I understand, he's always had a crush on Katharine, but I don't have all that much sympathy. He had a huge window in which he could have moved, but he chose instead a girl who was stable but that he was never in love with. So it goes, and he loses.

And frankly, Josh and Katharine are wonderful together. He is a far better boyfriend to her than Alex could ever have been, much as I love him. When Josh first greeted me in the club, we exchanged names and clasped hands, and he nodded his head in Katharine's direction and said, "I care about that girl very much." I guess she'd told him about me. "Good to hear," I said. Good to hear.

And in regards to Alex's reactions, Miriam, the other girl hanging out with us tonight, was like, "What do you think? You like her, she likes you, but you never make a move, of COURSE she's going to find someone else!" And his face said Dammit, I know, but it still sucks.

It would be like if Cris were to be upset to find that I was dating someone else. It's like, I understand why you'd be upset, but shit, you chose the girlfriend. That's your deal.

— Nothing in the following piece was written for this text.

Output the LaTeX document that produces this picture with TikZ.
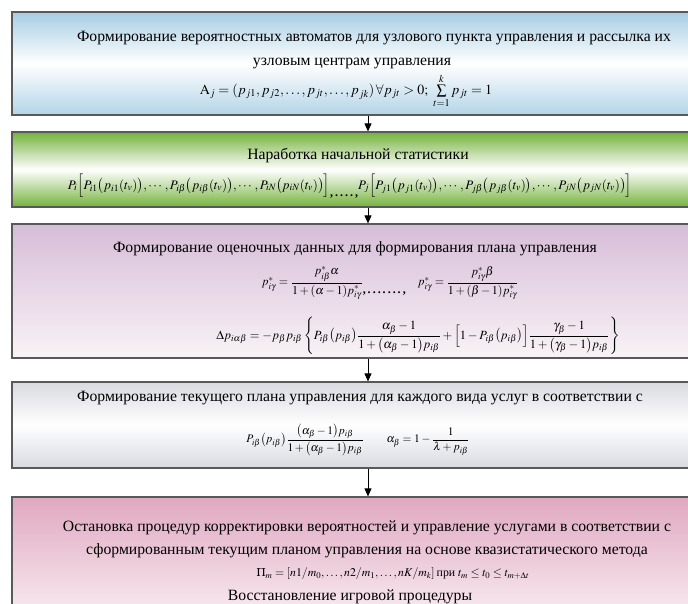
\documentclass[tikz,border=0pt]{standalone}
\usepackage{amsmath}
\usepackage{mathptmx}
\usepackage{fontspec}
\setmainfont{Liberation Serif}
\usetikzlibrary{arrows.meta}

\definecolor{skyedge}{HTML}{A6CDE3}
\definecolor{leafedge}{HTML}{74B23C}
\definecolor{lilactop}{HTML}{D7BDD8}
\definecolor{lilacbot}{HTML}{F8F3F6}
\definecolor{greyedge}{HTML}{D9DAE1}
\definecolor{rosetop}{HTML}{E0A8C0}
\definecolor{rosebot}{HTML}{FBF4F7}

\tikzset{
  stage/.style={draw=black!65, line width=1.2pt, minimum width=698pt, inner sep=0pt},
  skystage/.style={stage, top color=skyedge, bottom color=skyedge!85, middle color=white},
  leafstage/.style={stage, top color=leafedge, bottom color=leafedge, middle color=white},
  lilacstage/.style={stage, top color=lilactop, bottom color=lilacbot},
  greystage/.style={stage, top color=greyedge, bottom color=greyedge, middle color=white},
  rosestage/.style={stage, top color=rosetop, bottom color=rosebot},
  title/.style={font=\fontsize{15.7}{18}\selectfont, inner sep=0pt},
  formula/.style={font=\fontsize{12.5}{14}\selectfont, inner sep=0pt},
  flow/.style={-{Triangle[width=7pt,length=8pt]}, line width=0.9pt}
}

\begin{document}
\begin{tikzpicture}[x=1pt,y=-1pt]
        \useasboundingbox[fill=white] (0,0) rectangle (688,604);
        % stages
        \node[skystage, minimum height=103pt] (s1) at (361,63.5) {};
        \node[leafstage, minimum height=75pt] (s2) at (361,169.5) {};
        \node[lilacstage, minimum height=134pt] (s3) at (361,291) {};
        \node[greystage, minimum height=86pt] (s4) at (361,425) {};
        \node[rosestage, minimum height=134pt] (s5) at (361,564) {};
        % texts of stage 1
        \node[title] (t1a) at (374,38) {Формирование вероятностных автоматов для узлового пункта управления и рассылка их};
        \node[title] (t1b) at (352,63) {узловым центрам управления};
        \node[formula, font=\fontsize{14}{16}\selectfont] (f1) at (346,91) {$\mathrm{A}_j=(p_{j1},p_{j2},\dots,p_{jt},\dots,p_{jk})\,\forall p_{jt}>0;\ \sum\limits_{t=1}^{k}p_{jt}=1$};
        % texts of stage 2
        \node[title] (t2) at (358,156) {Наработка начальной статистики};
        \node[formula, font=\fontsize{13}{15}\selectfont] (f2) at (350,186) {$P_i\Bigl[P_{i1}\bigl(p_{i1}(t_v)\bigr),\cdots,P_{i\beta}\bigl(p_{i\beta}(t_v)\bigr),\cdots,P_{iN}\bigl(p_{iN}(t_v)\bigr)\Bigr]$\raisebox{-7pt}{\bfseries\large,\,.\,.\,.\,.\,,}$P_j\Bigl[P_{j1}\bigl(p_{j1}(t_v)\bigr),\cdots,P_{j\beta}\bigl(p_{j\beta}(t_v)\bigr),\cdots,P_{jN}\bigl(p_{jN}(t_v)\bigr)\Bigr]$};
        % texts of stage 3
        \node[title] (t3) at (355,249) {Формирование оценочных данных для формирования плана управления};
        \node[formula, font=\fontsize{12}{14}\selectfont] (f3a) at (390,283) {$p^*_{i\gamma}=\dfrac{p^*_{i\beta}\alpha}{1+(\alpha-1)p^*_{i\gamma}}$\raisebox{-8pt}{\bfseries\large,\,.\,.\,.\,.\,.\,.\,.\,,}\quad$p^*_{i\gamma}=\dfrac{p^*_{i\gamma}\beta}{1+(\beta-1)p^*_{i\gamma}}$};
        \node[formula] (f3b) at (418,336) {$\Delta p_{i\alpha\beta}=-p_\beta p_{i\beta}\left\{P_{i\beta}\bigl(p_{i\beta}\bigr)\dfrac{\alpha_\beta-1}{1+\bigl(\alpha_\beta-1\bigr)p_{i\beta}}+\Bigl[1-P_{i\beta}\bigl(p_{i\beta}\bigr)\Bigr]\dfrac{\gamma_\beta-1}{1+\bigl(\gamma_\beta-1\bigr)p_{i\beta}}\right\}$};
        % texts of stage 4
        \node[title] (t4) at (360,398) {Формирование текущего плана управления для каждого вида услуг в соответствии с};
        \node[formula, font=\fontsize{11.5}{13}\selectfont] (f4) at (358,440) {$P_{i\beta}\bigl(p_{i\beta}\bigr)\dfrac{\bigl(\alpha_\beta-1\bigr)p_{i\beta}}{1+\bigl(\alpha_\beta-1\bigr)p_{i\beta}}\qquad\alpha_\beta=1-\dfrac{1}{\lambda+p_{i\beta}}$};
        % texts of stage 5
        \node[title] (t5a) at (367,528) {Остановка процедур корректировки вероятностей и управление услугами в соответствии с};
        \node[title] (t5b) at (367,551) {сформированным текущим планом управления на основе квазистатического метода};
        \node[formula, font=\fontsize{11.8}{14}\selectfont] (f5) at (393,574) {$\Pi_m=[n1/m_0,\dots,n2/m_1,\dots,nK/m_k]$\,при $t_m\le t_0\le t_{m+\Delta t}$};
        \node[title] (t5c) at (350,597) {Восстановление игровой процедуры};
        % arrows
        \coordinate (ax) at (368,0);
        \draw[flow] (s1.south -| ax) -- (s2.north -| ax);
        \draw[flow] (s2.south -| ax) -- (s3.north -| ax);
        \draw[flow] (s3.south -| ax) -- (s4.north -| ax);
        \draw[flow] (s4.south -| ax) -- (s5.north -| ax);
\end{tikzpicture}
\end{document}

And like Alex, he would be relieved but upset. Thus would be removed a source of inner conflict, but also gone would be the focused affection of someone important.

Last Saturday I gave my two weeks' notice for my job, and as people have found out, they've reacted mainly along the lines of, "Oh, why? What else are you doing instead?" Whereas Cris, I told him, and he gets all disappointed and goes, "Dude. That sucks. What a bummer." He is probably the only reason I will miss that job, besides the money. I truly look forward to when we share shifts at work, when we close, just whatever, you know? I really like looking him full in the face, and figuring out as I look at him if I even have anything to say to him, and if that even matters. But we always find something to say to each other, you know? If only to give ourselves the excuse.

You know, one of the things I like best about Cris is that he's so damn decent. Not as in 'Oh, he's a decent enough guy.' It's that he's so fundamentally decent. It's not quite 'considerate', because he doesn't even have to think about it, but it goes further than politeness. It's like, it is part of the fabric of his universe to care for the other human beings around him. He does things for people without thinking first that he ought to. And further wonderful, he just assumes that everyone thinks this way. It doesn't occur to him that he might be exceptional in this manner of treating people well.

This decency, I've begun to look for that in people. It's one of those things you figure out fast if someone has it or not. They just think of things that make sense, compromises that people can agree on. They will go the extra mile to make life pleasant, easy, and right.

Goodnight, sweet world. Thanks for another day in it.